Available data:
■ ■ ■ ■ ■ ■ ■

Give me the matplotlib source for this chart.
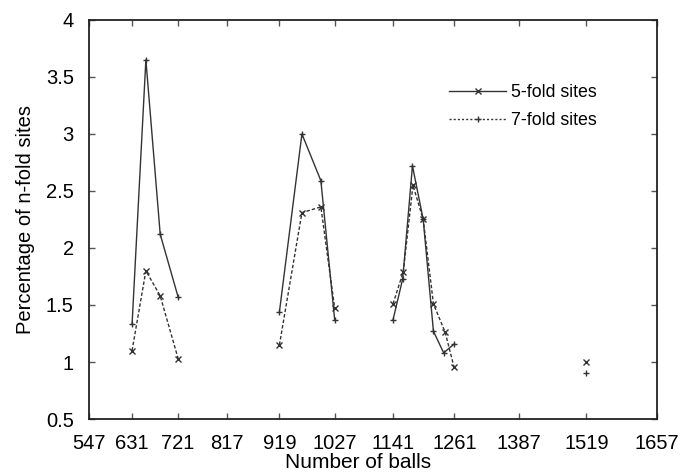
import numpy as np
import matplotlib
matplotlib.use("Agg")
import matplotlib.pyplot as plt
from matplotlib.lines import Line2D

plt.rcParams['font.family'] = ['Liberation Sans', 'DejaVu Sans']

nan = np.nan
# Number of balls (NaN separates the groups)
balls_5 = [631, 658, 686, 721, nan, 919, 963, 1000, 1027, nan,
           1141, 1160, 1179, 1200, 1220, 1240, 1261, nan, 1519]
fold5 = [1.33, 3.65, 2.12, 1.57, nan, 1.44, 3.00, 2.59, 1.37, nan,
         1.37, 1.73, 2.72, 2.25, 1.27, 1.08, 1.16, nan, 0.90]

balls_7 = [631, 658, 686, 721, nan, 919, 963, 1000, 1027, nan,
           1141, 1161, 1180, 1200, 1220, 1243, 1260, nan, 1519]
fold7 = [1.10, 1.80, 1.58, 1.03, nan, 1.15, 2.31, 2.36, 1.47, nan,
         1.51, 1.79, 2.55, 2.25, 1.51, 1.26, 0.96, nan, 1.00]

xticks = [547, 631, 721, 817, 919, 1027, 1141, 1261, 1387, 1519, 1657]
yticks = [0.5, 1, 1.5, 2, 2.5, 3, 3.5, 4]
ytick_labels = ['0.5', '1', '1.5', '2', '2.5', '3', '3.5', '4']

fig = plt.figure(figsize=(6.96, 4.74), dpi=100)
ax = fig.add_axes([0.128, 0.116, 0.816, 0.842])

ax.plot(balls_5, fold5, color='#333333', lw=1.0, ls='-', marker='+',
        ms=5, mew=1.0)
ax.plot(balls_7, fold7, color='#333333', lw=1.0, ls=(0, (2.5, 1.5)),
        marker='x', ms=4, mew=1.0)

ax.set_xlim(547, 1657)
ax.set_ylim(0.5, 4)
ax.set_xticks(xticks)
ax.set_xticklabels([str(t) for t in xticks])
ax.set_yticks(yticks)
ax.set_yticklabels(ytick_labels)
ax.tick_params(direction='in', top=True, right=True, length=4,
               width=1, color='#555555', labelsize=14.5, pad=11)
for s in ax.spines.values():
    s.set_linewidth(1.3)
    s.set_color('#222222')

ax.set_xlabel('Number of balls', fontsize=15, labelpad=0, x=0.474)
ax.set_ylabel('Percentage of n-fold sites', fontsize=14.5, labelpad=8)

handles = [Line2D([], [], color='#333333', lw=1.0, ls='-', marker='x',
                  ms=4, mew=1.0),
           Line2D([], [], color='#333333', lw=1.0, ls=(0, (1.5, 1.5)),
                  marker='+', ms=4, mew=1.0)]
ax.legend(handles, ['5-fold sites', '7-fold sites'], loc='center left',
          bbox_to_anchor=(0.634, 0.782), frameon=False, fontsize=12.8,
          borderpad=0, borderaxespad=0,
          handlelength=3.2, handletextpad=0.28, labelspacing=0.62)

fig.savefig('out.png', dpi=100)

■ ■ ■ ■ ■ ■ ■

Aim: Exclude the images and reproduce the remaining data exactly.

Result of the task:
Give me the matplotlib source for this chart.
import numpy as np
import matplotlib
matplotlib.use("Agg")
import matplotlib.pyplot as plt
from matplotlib.lines import Line2D

plt.rcParams['font.family'] = ['Liberation Sans', 'DejaVu Sans']

nan = np.nan
# Number of balls (NaN separates the groups)
balls_5 = [631, 658, 686, 721, nan, 919, 963, 1000, 1027, nan,
           1141, 1160, 1179, 1200, 1220, 1240, 1261, nan, 1519]
fold5 = [1.33, 3.65, 2.12, 1.57, nan, 1.44, 3.00, 2.59, 1.37, nan,
         1.37, 1.73, 2.72, 2.25, 1.27, 1.08, 1.16, nan, 0.90]

balls_7 = [631, 658, 686, 721, nan, 919, 963, 1000, 1027, nan,
           1141, 1161, 1180, 1200, 1220, 1243, 1260, nan, 1519]
fold7 = [1.10, 1.80, 1.58, 1.03, nan, 1.15, 2.31, 2.36, 1.47, nan,
         1.51, 1.79, 2.55, 2.25, 1.51, 1.26, 0.96, nan, 1.00]

xticks = [547, 631, 721, 817, 919, 1027, 1141, 1261, 1387, 1519, 1657]
yticks = [0.5, 1, 1.5, 2, 2.5, 3, 3.5, 4]
ytick_labels = ['0.5', '1', '1.5', '2', '2.5', '3', '3.5', '4']

fig = plt.figure(figsize=(6.96, 4.74), dpi=100)
ax = fig.add_axes([0.128, 0.116, 0.816, 0.842])

ax.plot(balls_5, fold5, color='#333333', lw=1.0, ls='-', marker='+',
        ms=5, mew=1.0)
ax.plot(balls_7, fold7, color='#333333', lw=1.0, ls=(0, (2.5, 1.5)),
        marker='x', ms=4, mew=1.0)

ax.set_xlim(547, 1657)
ax.set_ylim(0.5, 4)
ax.set_xticks(xticks)
ax.set_xticklabels([str(t) for t in xticks])
ax.set_yticks(yticks)
ax.set_yticklabels(ytick_labels)
ax.tick_params(direction='in', top=True, right=True, length=4,
               width=1, color='#555555', labelsize=14.5, pad=11)
for s in ax.spines.values():
    s.set_linewidth(1.3)
    s.set_color('#222222')

ax.set_xlabel('Number of balls', fontsize=15, labelpad=0, x=0.474)
ax.set_ylabel('Percentage of n-fold sites', fontsize=14.5, labelpad=8)

handles = [Line2D([], [], color='#333333', lw=1.0, ls='-', marker='x',
                  ms=4, mew=1.0),
           Line2D([], [], color='#333333', lw=1.0, ls=(0, (1.5, 1.5)),
                  marker='+', ms=4, mew=1.0)]
ax.legend(handles, ['5-fold sites', '7-fold sites'], loc='center left',
          bbox_to_anchor=(0.634, 0.782), frameon=False, fontsize=12.8,
          borderpad=0, borderaxespad=0,
          handlelength=3.2, handletextpad=0.28, labelspacing=0.62)

fig.savefig('out.png', dpi=100)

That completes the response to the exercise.